As West Indies closed in on Pakistan's total at The Oval, Misbah-ul-Haq conceded a captain's no-ball: too few fielders inside the circle. It was another act to typify the dramatic career of Misbah, Pakistan's greatest ever nearly man. Misbah is by no means a perfect captain, but his impressive leadership deserves a better support cast.
Pakistan bowled like world champions and fielded competently; two-thirds of their game is progressing grandly under the current regime of Dav Whatmore and his support coaches. But the batting remains ever Pakistani, unreliable in execution and unfathomable in selection.
It should have been Misbah's day. Ninety-six not out from a total of 170 all out tells its own story. As Misbah eked the final runs towards a thoroughly deserved century, including missing out on a juicy long-hop outside off stump, a familiar aura of heroic tragedy engulfed Pakistan's captain.

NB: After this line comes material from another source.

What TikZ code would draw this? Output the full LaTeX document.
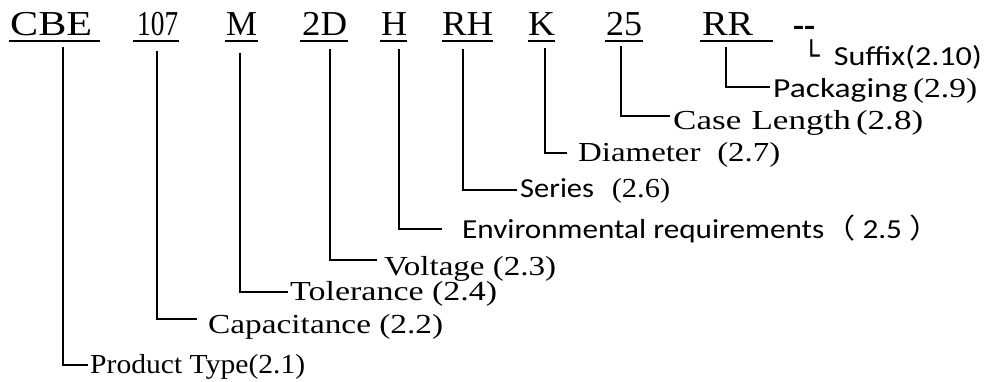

Misbah and Nasir Jamshed aside, Pakistan's batsmen were pitiful in this match. As well as West Indies bowled, especially Kemar Roach, and took advantage of some low cloud at The Oval, Pakistan's top order produced a display of static footwork and erratic swipes to gift their opponents a resounding advantage. In these conditions, swishers-in-chief Imran Farhat and Mohammad Hafeez seldom prosper. Asad Shafiq caught the swishing bug. Shoaib Malik merely played to form.
It was the Misbah-Nasir axis that promised to rescue Pakistan, and 200 would probably have sufficed against this West Indies batting line-up. The atmosphere at The Oval was electric, crammed with Pakistan fans and a worthy smattering of West Indians. But the crescendo that greeted Nasir's half-century filled his head with visions of glory and he needlessly holed out at long-off without scoring another run.
Meanwhile, Misbah continued his vigil. He blocked, he drove, he glided, he lofted. He even walked back to the pavilion before Denesh Ramdin's shoddy claims of a grounded catch were rumbled by the umpires. While Irfan was in attendance for a fighting final-wicket partnership, Misbah played last man standing, recalling the many solitary vigils of Imran Khan, Misbah's predecessor in captaincy by heroism.
With Imran, there was only a sense of heroism, a relentless march onwards and upwards. When Imran stood tall, others raised their standard. The tragedy of Misbah is that his heroism, too often, covers for the collapse of his fellow batsmen, a collapse so complete that it is beyond the skills of one of the world's best bowling attacks to rescue.
It is that mood that Misbah needs to change with the support of his fellows. He nearly did it today.